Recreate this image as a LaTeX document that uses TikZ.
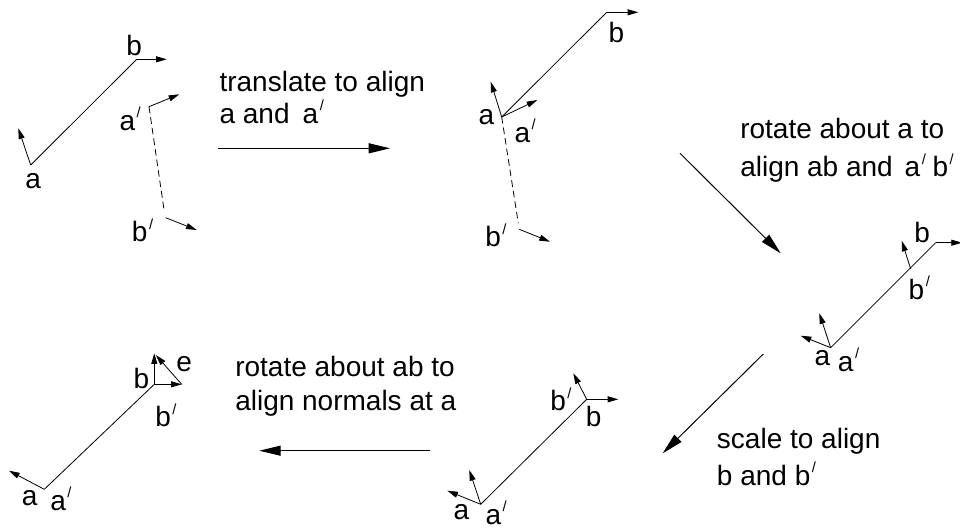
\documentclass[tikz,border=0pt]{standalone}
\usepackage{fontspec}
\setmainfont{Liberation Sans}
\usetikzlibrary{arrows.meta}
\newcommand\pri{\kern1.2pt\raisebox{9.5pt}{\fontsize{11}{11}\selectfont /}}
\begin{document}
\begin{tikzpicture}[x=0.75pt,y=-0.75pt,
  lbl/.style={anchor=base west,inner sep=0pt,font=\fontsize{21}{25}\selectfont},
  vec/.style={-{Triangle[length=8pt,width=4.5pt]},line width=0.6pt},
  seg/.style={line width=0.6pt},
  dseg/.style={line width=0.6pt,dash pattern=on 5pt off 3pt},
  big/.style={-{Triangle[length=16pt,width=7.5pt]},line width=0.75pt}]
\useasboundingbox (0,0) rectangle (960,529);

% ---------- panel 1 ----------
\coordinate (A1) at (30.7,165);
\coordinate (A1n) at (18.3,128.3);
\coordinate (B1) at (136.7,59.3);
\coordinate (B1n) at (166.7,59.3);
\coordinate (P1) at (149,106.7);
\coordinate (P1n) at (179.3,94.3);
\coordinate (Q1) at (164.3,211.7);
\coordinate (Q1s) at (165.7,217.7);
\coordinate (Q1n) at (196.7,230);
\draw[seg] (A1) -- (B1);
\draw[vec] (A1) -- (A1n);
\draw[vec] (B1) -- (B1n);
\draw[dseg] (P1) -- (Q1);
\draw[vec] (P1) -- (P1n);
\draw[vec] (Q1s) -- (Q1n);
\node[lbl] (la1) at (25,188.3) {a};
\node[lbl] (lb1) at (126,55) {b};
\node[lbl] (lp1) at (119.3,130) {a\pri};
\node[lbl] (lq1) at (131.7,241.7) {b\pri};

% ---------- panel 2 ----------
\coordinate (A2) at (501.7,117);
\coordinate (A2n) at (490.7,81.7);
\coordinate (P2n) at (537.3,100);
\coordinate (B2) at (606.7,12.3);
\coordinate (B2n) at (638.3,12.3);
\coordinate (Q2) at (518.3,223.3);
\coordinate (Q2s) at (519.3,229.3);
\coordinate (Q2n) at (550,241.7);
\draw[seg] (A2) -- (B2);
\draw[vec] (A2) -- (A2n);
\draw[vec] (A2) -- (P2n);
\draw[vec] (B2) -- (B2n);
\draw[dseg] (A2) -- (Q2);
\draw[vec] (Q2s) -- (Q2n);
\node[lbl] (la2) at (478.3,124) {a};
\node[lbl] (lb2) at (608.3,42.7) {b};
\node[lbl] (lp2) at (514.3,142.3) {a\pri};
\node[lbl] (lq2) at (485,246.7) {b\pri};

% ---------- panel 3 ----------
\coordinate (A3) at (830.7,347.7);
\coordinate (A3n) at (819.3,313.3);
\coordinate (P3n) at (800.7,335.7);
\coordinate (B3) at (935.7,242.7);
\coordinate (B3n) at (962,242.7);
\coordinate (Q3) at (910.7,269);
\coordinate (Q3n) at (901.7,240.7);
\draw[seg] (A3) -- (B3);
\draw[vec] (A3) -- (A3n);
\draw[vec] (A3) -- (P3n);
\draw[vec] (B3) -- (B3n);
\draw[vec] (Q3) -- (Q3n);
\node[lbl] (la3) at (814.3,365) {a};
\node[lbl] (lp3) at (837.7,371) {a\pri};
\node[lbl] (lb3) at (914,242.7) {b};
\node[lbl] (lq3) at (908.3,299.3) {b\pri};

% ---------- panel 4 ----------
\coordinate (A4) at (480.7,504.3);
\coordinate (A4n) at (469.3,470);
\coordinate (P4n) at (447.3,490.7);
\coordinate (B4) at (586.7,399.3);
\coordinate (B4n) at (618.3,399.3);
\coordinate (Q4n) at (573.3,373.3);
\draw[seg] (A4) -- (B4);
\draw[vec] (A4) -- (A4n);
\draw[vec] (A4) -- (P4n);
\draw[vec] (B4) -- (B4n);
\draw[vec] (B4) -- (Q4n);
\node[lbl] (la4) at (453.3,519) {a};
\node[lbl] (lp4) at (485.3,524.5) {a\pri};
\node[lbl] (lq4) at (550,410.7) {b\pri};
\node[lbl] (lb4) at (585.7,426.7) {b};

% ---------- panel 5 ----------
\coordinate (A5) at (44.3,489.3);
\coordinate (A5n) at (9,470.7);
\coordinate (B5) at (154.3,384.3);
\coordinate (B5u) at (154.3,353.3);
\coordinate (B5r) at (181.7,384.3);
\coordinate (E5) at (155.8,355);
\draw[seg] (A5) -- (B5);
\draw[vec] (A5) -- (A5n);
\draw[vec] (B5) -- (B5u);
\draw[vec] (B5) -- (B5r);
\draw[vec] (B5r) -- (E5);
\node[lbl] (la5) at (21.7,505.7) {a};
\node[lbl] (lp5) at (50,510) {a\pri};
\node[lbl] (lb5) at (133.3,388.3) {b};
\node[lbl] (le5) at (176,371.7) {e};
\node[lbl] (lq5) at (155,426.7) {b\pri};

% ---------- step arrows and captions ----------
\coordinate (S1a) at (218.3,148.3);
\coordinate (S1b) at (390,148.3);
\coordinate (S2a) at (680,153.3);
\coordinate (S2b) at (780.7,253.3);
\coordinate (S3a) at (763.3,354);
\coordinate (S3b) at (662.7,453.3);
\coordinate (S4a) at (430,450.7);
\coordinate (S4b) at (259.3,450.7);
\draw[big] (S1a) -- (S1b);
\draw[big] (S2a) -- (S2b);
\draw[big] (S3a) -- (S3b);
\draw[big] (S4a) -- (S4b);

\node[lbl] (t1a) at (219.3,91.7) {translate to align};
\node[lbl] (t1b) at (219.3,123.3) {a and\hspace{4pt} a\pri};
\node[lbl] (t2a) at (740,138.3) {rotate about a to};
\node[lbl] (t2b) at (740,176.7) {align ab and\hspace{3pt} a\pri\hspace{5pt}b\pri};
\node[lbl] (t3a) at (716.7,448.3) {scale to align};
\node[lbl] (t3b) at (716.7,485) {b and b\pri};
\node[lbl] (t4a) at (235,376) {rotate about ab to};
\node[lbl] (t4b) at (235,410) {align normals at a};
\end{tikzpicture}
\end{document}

--

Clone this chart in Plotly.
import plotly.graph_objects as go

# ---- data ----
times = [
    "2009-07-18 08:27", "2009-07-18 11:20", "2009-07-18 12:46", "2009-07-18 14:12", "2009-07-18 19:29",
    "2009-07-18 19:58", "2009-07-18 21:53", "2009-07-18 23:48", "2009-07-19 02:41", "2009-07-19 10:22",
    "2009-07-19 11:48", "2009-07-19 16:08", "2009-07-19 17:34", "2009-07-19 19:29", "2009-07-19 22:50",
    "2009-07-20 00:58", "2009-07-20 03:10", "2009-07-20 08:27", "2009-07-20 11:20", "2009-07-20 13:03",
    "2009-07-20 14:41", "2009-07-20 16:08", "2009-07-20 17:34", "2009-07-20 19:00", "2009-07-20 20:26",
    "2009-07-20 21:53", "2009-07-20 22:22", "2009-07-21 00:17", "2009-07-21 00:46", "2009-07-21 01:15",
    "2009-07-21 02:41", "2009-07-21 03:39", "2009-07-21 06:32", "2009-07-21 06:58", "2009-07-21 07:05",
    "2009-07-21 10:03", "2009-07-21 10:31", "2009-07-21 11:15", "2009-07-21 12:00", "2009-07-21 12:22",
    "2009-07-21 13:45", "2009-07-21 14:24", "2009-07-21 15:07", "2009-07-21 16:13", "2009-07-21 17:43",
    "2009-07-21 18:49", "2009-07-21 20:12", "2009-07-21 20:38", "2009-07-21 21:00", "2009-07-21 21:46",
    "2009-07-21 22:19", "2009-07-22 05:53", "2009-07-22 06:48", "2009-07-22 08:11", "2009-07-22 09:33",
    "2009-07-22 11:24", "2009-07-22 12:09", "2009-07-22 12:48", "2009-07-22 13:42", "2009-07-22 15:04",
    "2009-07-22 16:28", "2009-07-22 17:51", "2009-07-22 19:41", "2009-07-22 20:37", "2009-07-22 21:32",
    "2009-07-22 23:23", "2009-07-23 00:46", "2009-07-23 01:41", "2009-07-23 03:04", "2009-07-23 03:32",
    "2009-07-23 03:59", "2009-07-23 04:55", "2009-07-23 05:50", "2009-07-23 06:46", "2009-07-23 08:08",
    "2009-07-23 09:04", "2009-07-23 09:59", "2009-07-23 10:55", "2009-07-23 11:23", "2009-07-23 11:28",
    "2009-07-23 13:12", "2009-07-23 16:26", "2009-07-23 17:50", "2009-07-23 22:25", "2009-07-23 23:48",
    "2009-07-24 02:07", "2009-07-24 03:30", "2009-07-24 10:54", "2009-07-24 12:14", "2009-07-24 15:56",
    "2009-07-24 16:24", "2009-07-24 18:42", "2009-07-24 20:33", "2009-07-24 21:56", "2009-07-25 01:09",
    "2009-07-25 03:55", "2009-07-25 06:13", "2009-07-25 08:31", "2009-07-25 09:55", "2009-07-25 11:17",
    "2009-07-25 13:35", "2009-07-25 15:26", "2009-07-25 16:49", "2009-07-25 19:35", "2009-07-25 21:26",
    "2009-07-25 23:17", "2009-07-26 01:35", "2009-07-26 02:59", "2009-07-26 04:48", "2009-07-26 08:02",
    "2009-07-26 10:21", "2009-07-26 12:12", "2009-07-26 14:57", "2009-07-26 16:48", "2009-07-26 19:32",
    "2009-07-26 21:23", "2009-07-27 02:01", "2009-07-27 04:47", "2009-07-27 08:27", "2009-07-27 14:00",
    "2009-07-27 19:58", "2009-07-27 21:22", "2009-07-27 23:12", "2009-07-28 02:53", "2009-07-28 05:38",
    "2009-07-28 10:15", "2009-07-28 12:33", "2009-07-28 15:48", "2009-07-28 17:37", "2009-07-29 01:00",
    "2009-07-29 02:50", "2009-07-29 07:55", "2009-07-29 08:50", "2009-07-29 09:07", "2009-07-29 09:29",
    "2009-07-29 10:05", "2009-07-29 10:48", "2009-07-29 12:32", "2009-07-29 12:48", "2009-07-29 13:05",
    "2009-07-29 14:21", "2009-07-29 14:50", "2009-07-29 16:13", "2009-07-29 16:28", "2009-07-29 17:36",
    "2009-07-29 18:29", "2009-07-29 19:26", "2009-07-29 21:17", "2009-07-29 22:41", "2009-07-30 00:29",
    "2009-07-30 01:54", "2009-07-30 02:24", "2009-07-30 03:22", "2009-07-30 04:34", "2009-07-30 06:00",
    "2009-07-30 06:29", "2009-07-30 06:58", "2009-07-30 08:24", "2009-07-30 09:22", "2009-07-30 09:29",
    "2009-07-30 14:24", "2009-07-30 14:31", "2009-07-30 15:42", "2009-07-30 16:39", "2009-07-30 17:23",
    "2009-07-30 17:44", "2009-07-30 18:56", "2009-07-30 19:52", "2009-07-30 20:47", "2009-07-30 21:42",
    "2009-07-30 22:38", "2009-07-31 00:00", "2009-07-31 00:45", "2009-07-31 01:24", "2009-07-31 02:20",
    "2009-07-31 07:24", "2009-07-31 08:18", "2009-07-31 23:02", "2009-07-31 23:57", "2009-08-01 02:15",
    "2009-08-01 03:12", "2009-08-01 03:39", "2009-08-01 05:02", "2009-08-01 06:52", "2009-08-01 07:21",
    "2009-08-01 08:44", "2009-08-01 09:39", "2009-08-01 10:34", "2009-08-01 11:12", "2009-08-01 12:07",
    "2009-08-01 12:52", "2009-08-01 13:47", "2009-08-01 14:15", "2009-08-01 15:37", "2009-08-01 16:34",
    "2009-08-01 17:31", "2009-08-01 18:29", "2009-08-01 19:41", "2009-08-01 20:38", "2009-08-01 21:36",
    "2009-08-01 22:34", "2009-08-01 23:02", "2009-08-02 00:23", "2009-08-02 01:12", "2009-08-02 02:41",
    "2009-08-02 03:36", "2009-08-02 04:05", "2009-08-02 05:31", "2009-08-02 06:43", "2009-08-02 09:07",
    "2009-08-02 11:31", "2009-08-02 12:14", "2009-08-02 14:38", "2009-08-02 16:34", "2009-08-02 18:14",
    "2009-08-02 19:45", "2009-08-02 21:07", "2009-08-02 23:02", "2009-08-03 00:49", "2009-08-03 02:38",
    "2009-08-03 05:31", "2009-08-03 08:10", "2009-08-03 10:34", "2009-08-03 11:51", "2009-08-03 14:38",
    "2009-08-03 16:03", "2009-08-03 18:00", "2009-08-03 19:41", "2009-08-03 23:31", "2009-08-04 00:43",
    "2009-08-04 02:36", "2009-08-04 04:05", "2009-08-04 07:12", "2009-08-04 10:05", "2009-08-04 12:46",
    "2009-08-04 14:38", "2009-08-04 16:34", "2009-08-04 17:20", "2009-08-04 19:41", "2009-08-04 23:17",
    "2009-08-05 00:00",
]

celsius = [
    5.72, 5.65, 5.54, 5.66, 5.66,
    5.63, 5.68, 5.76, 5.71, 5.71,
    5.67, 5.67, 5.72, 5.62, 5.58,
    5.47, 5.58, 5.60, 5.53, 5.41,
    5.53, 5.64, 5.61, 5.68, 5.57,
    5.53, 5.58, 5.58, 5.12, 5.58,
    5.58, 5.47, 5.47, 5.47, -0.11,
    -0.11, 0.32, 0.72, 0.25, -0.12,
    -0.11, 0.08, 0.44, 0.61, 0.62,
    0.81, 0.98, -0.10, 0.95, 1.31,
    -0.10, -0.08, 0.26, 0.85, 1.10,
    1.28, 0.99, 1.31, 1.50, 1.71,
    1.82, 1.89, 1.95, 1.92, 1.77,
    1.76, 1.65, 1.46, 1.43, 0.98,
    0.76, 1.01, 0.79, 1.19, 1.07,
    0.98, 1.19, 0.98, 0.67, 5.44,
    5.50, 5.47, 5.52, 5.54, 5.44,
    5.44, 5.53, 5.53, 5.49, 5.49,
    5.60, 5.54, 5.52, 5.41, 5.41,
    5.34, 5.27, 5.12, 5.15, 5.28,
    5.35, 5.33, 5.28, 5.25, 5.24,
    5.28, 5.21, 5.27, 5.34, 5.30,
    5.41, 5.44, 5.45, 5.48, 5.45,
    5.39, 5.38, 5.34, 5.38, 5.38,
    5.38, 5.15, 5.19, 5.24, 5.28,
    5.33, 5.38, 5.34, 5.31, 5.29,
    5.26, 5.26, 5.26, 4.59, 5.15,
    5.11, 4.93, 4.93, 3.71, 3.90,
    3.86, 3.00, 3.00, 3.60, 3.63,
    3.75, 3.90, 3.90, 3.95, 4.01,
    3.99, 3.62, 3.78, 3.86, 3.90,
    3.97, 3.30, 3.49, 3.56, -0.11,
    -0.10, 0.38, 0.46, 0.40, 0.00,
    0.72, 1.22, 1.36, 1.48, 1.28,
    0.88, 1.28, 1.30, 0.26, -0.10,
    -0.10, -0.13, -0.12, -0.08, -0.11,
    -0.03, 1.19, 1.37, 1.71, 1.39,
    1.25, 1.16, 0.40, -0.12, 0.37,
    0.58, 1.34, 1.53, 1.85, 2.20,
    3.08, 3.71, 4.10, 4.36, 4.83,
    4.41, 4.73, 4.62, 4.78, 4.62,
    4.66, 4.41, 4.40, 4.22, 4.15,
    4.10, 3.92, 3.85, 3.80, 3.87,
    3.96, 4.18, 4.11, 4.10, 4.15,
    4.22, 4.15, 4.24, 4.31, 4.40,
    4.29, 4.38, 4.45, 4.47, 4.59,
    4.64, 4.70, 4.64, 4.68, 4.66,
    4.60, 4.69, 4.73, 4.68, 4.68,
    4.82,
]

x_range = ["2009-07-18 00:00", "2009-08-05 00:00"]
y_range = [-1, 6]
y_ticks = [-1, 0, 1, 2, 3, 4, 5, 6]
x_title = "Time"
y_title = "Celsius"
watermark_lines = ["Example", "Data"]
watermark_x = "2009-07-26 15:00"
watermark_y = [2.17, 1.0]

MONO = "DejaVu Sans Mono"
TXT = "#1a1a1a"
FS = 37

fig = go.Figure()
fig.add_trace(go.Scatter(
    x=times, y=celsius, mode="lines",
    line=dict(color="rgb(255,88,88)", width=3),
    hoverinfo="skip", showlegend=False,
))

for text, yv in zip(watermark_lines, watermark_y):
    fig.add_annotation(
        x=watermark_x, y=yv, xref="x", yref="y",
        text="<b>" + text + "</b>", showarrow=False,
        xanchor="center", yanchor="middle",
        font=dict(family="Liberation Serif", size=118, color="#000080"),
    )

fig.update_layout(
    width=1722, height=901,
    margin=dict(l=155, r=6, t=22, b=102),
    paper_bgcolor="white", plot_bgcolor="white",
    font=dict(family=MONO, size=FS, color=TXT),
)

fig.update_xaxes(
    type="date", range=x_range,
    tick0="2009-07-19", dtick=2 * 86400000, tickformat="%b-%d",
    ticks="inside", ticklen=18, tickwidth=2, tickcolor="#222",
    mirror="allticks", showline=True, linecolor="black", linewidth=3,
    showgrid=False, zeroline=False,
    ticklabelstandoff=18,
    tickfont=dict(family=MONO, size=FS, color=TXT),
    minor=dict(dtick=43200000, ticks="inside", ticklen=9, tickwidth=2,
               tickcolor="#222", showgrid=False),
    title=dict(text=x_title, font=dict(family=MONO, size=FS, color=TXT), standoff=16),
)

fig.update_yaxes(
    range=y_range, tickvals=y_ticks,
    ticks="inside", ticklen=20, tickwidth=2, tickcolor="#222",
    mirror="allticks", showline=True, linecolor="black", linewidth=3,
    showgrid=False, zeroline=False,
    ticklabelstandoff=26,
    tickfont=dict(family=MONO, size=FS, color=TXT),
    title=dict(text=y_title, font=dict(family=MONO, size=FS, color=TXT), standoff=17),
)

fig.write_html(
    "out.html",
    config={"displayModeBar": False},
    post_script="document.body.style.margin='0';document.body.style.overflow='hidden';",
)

--

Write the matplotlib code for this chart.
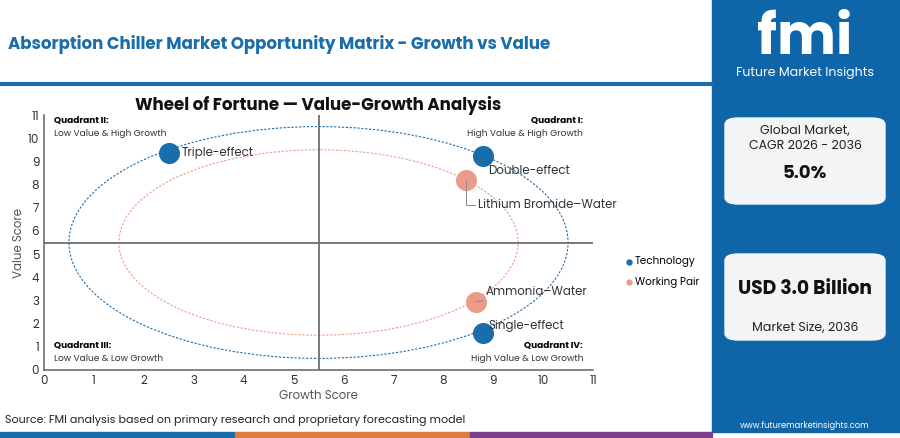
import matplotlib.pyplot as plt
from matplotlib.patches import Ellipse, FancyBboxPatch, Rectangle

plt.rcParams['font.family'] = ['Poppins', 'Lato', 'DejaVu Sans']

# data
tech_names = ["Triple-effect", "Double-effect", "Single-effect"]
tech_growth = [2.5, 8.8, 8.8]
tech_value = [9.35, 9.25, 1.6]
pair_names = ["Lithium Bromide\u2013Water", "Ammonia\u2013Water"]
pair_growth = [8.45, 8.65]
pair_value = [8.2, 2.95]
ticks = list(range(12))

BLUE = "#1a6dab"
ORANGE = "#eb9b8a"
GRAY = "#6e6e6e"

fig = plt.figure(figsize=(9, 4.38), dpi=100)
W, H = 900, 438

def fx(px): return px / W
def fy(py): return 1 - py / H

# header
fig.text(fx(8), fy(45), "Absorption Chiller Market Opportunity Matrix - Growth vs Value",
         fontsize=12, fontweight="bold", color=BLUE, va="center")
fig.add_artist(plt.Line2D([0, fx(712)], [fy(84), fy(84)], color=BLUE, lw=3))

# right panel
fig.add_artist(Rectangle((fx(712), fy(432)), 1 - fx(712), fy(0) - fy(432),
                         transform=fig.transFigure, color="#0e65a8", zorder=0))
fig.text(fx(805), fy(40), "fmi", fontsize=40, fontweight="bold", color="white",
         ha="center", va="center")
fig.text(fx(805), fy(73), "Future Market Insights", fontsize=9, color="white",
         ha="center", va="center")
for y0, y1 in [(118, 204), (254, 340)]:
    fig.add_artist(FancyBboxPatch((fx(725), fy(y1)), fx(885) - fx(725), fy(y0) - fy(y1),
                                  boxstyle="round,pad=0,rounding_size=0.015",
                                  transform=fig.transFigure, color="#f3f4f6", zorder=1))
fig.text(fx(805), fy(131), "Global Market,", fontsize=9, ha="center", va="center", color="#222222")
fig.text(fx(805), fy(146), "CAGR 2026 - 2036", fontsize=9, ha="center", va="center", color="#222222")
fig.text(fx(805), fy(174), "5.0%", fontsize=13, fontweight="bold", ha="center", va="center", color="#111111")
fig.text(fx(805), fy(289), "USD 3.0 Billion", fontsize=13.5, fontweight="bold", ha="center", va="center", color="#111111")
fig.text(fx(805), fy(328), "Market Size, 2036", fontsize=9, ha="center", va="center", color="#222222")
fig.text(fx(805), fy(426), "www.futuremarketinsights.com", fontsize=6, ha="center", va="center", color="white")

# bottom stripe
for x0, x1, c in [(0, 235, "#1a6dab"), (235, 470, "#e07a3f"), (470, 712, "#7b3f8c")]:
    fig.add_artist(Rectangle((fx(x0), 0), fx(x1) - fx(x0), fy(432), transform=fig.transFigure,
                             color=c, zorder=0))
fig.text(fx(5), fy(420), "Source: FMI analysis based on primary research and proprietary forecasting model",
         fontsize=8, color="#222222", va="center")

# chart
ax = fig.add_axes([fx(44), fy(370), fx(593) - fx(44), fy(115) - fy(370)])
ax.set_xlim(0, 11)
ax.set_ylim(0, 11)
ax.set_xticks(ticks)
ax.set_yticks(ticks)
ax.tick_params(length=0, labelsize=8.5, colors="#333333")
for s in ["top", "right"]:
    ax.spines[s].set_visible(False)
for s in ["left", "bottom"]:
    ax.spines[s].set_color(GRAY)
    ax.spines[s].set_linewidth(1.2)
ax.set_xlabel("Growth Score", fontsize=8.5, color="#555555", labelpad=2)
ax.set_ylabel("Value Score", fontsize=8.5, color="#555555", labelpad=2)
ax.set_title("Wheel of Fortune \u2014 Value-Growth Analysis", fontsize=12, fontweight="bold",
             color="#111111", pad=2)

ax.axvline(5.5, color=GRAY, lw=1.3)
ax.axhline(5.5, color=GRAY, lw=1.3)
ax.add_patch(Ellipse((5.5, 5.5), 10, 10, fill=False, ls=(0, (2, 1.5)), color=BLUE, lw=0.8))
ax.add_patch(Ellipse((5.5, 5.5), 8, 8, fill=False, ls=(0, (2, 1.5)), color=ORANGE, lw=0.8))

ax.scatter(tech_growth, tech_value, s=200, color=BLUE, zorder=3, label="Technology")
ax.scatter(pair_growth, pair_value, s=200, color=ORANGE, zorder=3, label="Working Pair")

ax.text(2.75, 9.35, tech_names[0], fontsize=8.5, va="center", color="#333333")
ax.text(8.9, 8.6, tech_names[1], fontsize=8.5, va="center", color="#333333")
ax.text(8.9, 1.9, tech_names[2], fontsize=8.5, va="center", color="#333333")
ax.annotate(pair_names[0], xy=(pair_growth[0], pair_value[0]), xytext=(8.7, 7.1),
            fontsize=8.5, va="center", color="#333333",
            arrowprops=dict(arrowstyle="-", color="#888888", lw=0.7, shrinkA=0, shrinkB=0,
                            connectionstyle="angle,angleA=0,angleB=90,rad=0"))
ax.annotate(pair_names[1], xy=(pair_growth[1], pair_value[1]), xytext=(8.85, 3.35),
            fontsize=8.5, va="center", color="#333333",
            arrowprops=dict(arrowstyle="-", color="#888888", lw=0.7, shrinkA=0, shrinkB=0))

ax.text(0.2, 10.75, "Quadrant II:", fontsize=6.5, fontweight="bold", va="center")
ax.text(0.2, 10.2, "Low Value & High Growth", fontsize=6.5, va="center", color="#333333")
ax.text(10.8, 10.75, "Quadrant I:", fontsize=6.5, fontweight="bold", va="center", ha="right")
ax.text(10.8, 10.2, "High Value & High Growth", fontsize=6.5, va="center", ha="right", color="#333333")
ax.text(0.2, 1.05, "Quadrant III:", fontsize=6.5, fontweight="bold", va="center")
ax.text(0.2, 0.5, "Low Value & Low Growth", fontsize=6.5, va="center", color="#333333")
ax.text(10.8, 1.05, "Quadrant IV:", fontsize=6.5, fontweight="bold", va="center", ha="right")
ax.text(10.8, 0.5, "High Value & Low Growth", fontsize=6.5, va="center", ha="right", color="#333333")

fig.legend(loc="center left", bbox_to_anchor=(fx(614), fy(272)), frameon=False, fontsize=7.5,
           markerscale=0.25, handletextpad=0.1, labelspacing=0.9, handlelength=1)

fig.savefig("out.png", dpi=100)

--

YOUR TASK
Go through the records and show every line with the string "chart" in it.

SOLUTION FOR THIS EXERCISE
Clone this chart in Plotly.
Write the matplotlib code for this chart.
# chart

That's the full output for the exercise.